Un nuovo prodotto è in arrivo a Casa Toso, uno Champagne, che porterà nuovo interesse a favore dell’azienda di Cossano Belbo e ne confermerà la spiccata vocazione per la produzione di spumanti. Sarà lo Champagne Cattier, una Maison prestigiosa con sede a Chigny Les Roses, una ventina di chilometri dalla città di Reims, capitale della prestigiosa regione francese dei “vins mousseux”. La notizia permette un significativo collegamento con il “tourniquet”, un attrezzo - di origine Champagne - presente da tempo nelle sale dell’Enomuseo Toso, a Cossano Belbo.
La vicenda dello spumante qui ha uno spazio speciale, con il racconto della produzione nei decenni passati, quando la manualità era protagonista assoluta. In fondo alla prima sala del Museo, dopo il “tavolo dell’erborista”, c’è la sequenza delle attrezzature che le case spumantistiche usavano per compiere il ciclo produttivo dello spumante. Le bottiglie – che di solito venivano riutilizzate - erano lavate e messe a scolare su apposite rastrelliere. Al momento giusto, iniziava il procedimento con l’imbottigliamento del vino base spumante preparato per la rifermentazione. Prima della seconda guerra mondiale, la chiusura si faceva con il tappo di sughero ancorato da una sorta di “graffetta” posizionata a cavallo del tappo. Dopo la guerra, per un certo periodo, la chiusura di fermentazione veniva garantita da due tappi: il tappo “bidule”, in materiale plastico e subito a contatto con il vino, finalizzato a raccogliere il deposito dovuto alla rifermentazione e il tappo corona, con la funzione di ancorare la chiusura alla bottiglia. Ma la parte più affascinante era la sboccatura o dégorgement per dirla alla francese. Quando il vino aveva terminato la rifermentazione, il passaggio sulla pupitre consentiva di portare i sedimenti in punta alla bottiglia. Per eliminare il sedimento si procedeva in due modi: con il congelamento del collo della bottiglia oppure “alla volée”, vale a dire senza l’utilizzazione di alcun intervento di congelamento. Nel caso della volée, la bottiglia veniva orientata in diagonale dal basso all’alto verso una mezza botte di legno che doveva fermare il tappo espulso dalla pressione interna alla bottiglia. Liberato dell’ancoraggio della gabbietta, il tappo partiva e, a questo punto, la bottiglia veniva in fretta posta sul “tourniquet” (girandola), un attrezzo a beccucci che oggi ricorderebbe una riempitrice rotante.

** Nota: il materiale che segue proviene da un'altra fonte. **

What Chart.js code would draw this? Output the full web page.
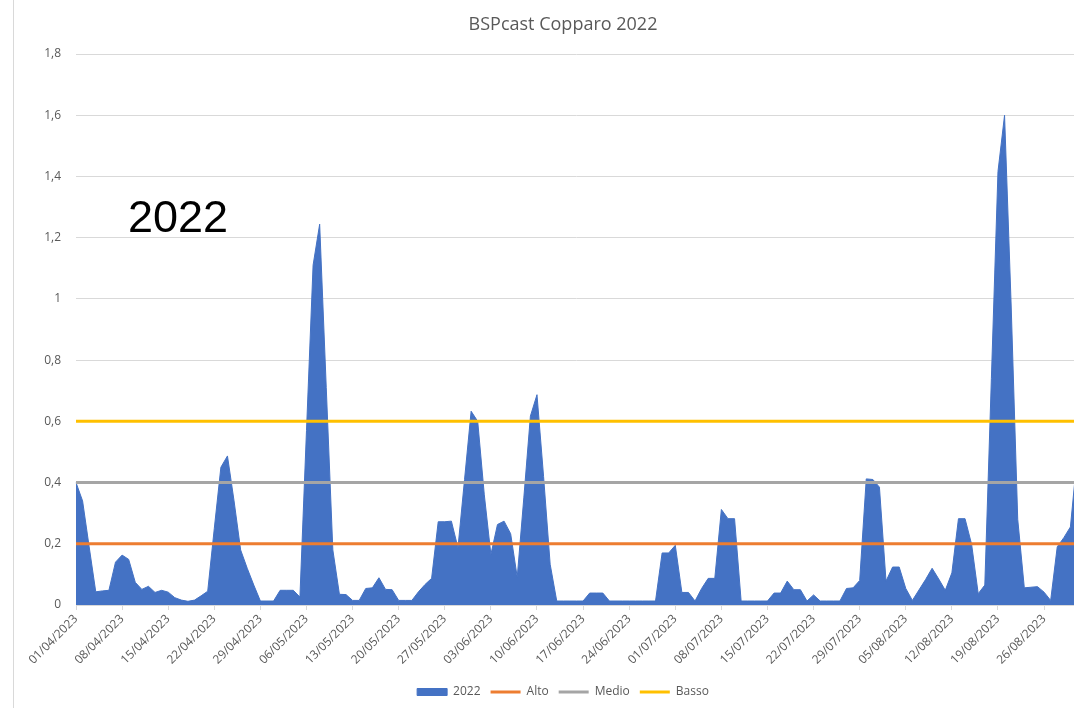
<!DOCTYPE html>
<html>
<head>
<meta charset="utf-8">
<script src="https://cdn.jsdelivr.net/npm/chart.js@4.4.1/dist/chart.umd.min.js"></script>
<style>
  html, body { margin: 0; padding: 0; background: #fff; overflow: hidden; }
  #wrap { position: relative; width: 1126px; height: 708px; }
  #leftBorder { position: absolute; left: 13px; top: 0; width: 1px; height: 708px; background: #D9D9D9; }
  canvas { position: absolute; left: 0; top: 0; }
</style>
</head>
<body>
<div id="wrap">
  <canvas id="c" width="1126" height="708"></canvas>
  <div id="leftBorder"></div>
</div>
<script>
// ---- DATA ----
const chartTitle = 'BSPcast Copparo 2022';
const overlayText = '2022';

const categories = [
  '01/04/2023','02/04/2023','03/04/2023','04/04/2023','05/04/2023','06/04/2023','07/04/2023','08/04/2023','09/04/2023','10/04/2023',
  '11/04/2023','12/04/2023','13/04/2023','14/04/2023','15/04/2023','16/04/2023','17/04/2023','18/04/2023','19/04/2023','20/04/2023',
  '21/04/2023','22/04/2023','23/04/2023','24/04/2023','25/04/2023','26/04/2023','27/04/2023','28/04/2023','29/04/2023','30/04/2023',
  '01/05/2023','02/05/2023','03/05/2023','04/05/2023','05/05/2023','06/05/2023','07/05/2023','08/05/2023','09/05/2023','10/05/2023',
  '11/05/2023','12/05/2023','13/05/2023','14/05/2023','15/05/2023','16/05/2023','17/05/2023','18/05/2023','19/05/2023','20/05/2023',
  '21/05/2023','22/05/2023','23/05/2023','24/05/2023','25/05/2023','26/05/2023','27/05/2023','28/05/2023','29/05/2023','30/05/2023','31/05/2023',
  '01/06/2023','02/06/2023','03/06/2023','04/06/2023','05/06/2023','06/06/2023','07/06/2023','08/06/2023','09/06/2023','10/06/2023',
  '11/06/2023','12/06/2023','13/06/2023','14/06/2023','15/06/2023','16/06/2023','17/06/2023','18/06/2023','19/06/2023','20/06/2023',
  '21/06/2023','22/06/2023','23/06/2023','24/06/2023','25/06/2023','26/06/2023','27/06/2023','28/06/2023','29/06/2023','30/06/2023',
  '01/07/2023','02/07/2023','03/07/2023','04/07/2023','05/07/2023','06/07/2023','07/07/2023','08/07/2023','09/07/2023','10/07/2023',
  '11/07/2023','12/07/2023','13/07/2023','14/07/2023','15/07/2023','16/07/2023','17/07/2023','18/07/2023','19/07/2023','20/07/2023',
  '21/07/2023','22/07/2023','23/07/2023','24/07/2023','25/07/2023','26/07/2023','27/07/2023','28/07/2023','29/07/2023','30/07/2023','31/07/2023',
  '01/08/2023','02/08/2023','03/08/2023','04/08/2023','05/08/2023','06/08/2023','07/08/2023','08/08/2023','09/08/2023','10/08/2023',
  '11/08/2023','12/08/2023','13/08/2023','14/08/2023','15/08/2023','16/08/2023','17/08/2023','18/08/2023','19/08/2023','20/08/2023',
  '21/08/2023','22/08/2023','23/08/2023','24/08/2023','25/08/2023','26/08/2023','27/08/2023','28/08/2023','29/08/2023','30/08/2023','31/08/2023'
];

const series2022 = [
  0.40, 0.34, 0.19, 0.043, 0.046, 0.048, 0.14,
  0.163, 0.149, 0.074, 0.051, 0.061, 0.041, 0.048,
  0.042, 0.024, 0.016, 0.012, 0.016, 0.03, 0.045,
  0.25, 0.45, 0.487, 0.34, 0.18, 0.12, 0.065,
  0.013, 0.013, 0.013, 0.048, 0.048, 0.048, 0.026,
  0.57, 1.11, 1.244, 0.71, 0.18, 0.035, 0.034,
  0.015, 0.015, 0.054, 0.056, 0.089, 0.051, 0.05,
  0.015, 0.015, 0.015, 0.043, 0.067, 0.087, 0.272,
  0.272, 0.274, 0.187, 0.41, 0.633, 0.60, 0.36,
  0.165, 0.263, 0.274, 0.233, 0.091, 0.35, 0.617,
  0.687, 0.42, 0.133, 0.013, 0.013, 0.013, 0.013,
  0.013, 0.039, 0.039, 0.039, 0.013, 0.013, 0.013,
  0.013, 0.013, 0.013, 0.013, 0.013, 0.17, 0.17,
  0.195, 0.041, 0.041, 0.013, 0.054, 0.087, 0.087,
  0.312, 0.282, 0.282, 0.013, 0.013, 0.013, 0.013,
  0.013, 0.039, 0.039, 0.078, 0.05, 0.05, 0.013,
  0.033, 0.013, 0.013, 0.013, 0.013, 0.054, 0.056,
  0.08, 0.412, 0.41, 0.385, 0.078, 0.124, 0.124,
  0.054, 0.015, 0.049, 0.083, 0.12, 0.085, 0.048,
  0.105, 0.282, 0.282, 0.198, 0.037, 0.065, 0.74,
  1.416, 1.6, 0.98, 0.28, 0.056, 0.058, 0.06,
  0.042, 0.015, 0.19, 0.22, 0.255, 0.48
];

const thresholdNames  = ['Alto', 'Medio', 'Basso'];
const thresholdValues = [0.2, 0.4, 0.6];
const thresholdColors = ['#ED7D31', '#A5A5A5', '#FFC000'];

const yTickMin = 0, yTickMax = 1.8, yTickStep = 0.2;
const xLabelEvery = 7;

// ---- CHART ----
const FONT = '"Open Sans", "Liberation Sans", sans-serif';
const TXT = '#595959';

const datasets = [{
  label: '2022',
  data: series2022,
  fill: 'origin',
  backgroundColor: '#4472C4',
  borderColor: '#4472C4',
  borderWidth: 1,
  pointRadius: 0,
  pointHoverRadius: 0,
  pointStyle: 'rect',
  tension: 0,
  order: 1
}];
thresholdNames.forEach((name, i) => {
  datasets.push({
    label: name,
    data: [
      { x: categories[0], y: thresholdValues[i] },
      { x: categories[categories.length - 1], y: thresholdValues[i] }
    ],
    fill: false,
    borderColor: thresholdColors[i],
    backgroundColor: thresholdColors[i],
    borderWidth: 3,
    pointRadius: 0,
    pointHoverRadius: 0,
    pointStyle: 'line',
    order: 0
  });
});

const overlayPlugin = {
  id: 'overlayText',
  afterLayout(chart) {
    // let the y tick labels overflow to the left of the (narrow) axis box without clipping
    chart.scales.y.left = 14;
  },
  afterDraw(chart) {
    const ctx = chart.ctx;
    ctx.save();
    ctx.font = '45px "Liberation Sans", Arial, sans-serif';
    ctx.fillStyle = '#000000';
    ctx.textAlign = 'left';
    ctx.textBaseline = 'alphabetic';
    ctx.fillText(overlayText, 128, 232);
    ctx.restore();
  }
};

new Chart(document.getElementById('c'), {
  type: 'line',
  data: { labels: categories, datasets },
  plugins: [overlayPlugin],
  options: {
    responsive: false,
    animation: false,
    devicePixelRatio: 1,
    layout: { padding: { left: 49, right: 49, top: 0, bottom: 0 } },
    plugins: {
      title: {
        display: true,
        text: chartTitle,
        color: TXT,
        font: { family: FONT, size: 18, weight: 'normal' },
        padding: { top: 14, bottom: 18.4 }
      },
      legend: {
        position: 'bottom',
        labels: {
          usePointStyle: true,
          pointStyleWidth: 30,
          boxHeight: 7,
          color: TXT,
          font: { family: FONT, size: 12 },
          padding: 10,
          sort: (a, b) => a.datasetIndex - b.datasetIndex
        }
      },
      tooltip: { enabled: false }
    },
    scales: {
      x: {
        type: 'category',
        offset: false,
        grid: {
          drawOnChartArea: false,
          drawTicks: true,
          tickLength: 5,
          tickColor: (c) => (c.index % xLabelEvery === 0 ? '#D9D9D9' : 'rgba(0,0,0,0)')
        },
        border: { color: '#D9D9D9', width: 1 },
        ticks: {
          autoSkip: false,
          maxRotation: 45,
          minRotation: 45,
          padding: 2,
          color: TXT,
          font: { family: FONT, size: 12 },
          callback: function (value, index) {
            return index % xLabelEvery === 0 ? this.getLabelForValue(value) : '';
          }
        },
        afterFit: (s) => { s.height = 71; }
      },
      y: {
        min: yTickMin,
        max: yTickMax,
        grid: { color: '#D9D9D9', lineWidth: 1, drawTicks: false },
        border: { display: false },
        ticks: {
          stepSize: yTickStep,
          padding: 15,
          color: TXT,
          font: { family: FONT, size: 12 },
          callback: (v) => String(Number(v.toFixed(1))).replace('.', ',')
        },
        afterFit: (s) => { s.width = 27; }
      }
    }
  }
});
</script>
</body>
</html>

L’uso del “tourniquet” era strategico: stabilizzava la spuma e impediva la fuoriuscita di vino dalla bottiglia. Tutto ciò avveniva con grande rapidità e molta destrezza da parte dell’operatore. A questo punto, si rabboccava la bottiglia. In origine, questo era fatto con il medesimo vino prelevato da altre bottiglie appartenenti alla stessa partita. Solo in tempi successivi si è passati alla “liqueur d’expédition”, una miscela di vino e altre bevande capace di meglio caratterizzare lo stile della Casa. La chiusura della bottiglia con sughero a fungo e l’applicazione della gabbietta completavano anche allora le operazione. Le bottiglie finivano nei gabbioni per l’affinamento, almeno tre mesi prima di applicare l’etichetta e avviare la bottiglia al mercato. Come si può constatare, il meccanismo non è diverso dall’attuale: ciò oggi che è cambiato è il supporto della tecnologia, che ha reso più facile e meno onerosa questa attività.
La presenza di tutto questo percorso produttivo nell’Enomuseo Toso è un modo concreto per ricordare a tutti da dove siamo partiti e quali risultati sono stati ottenuti.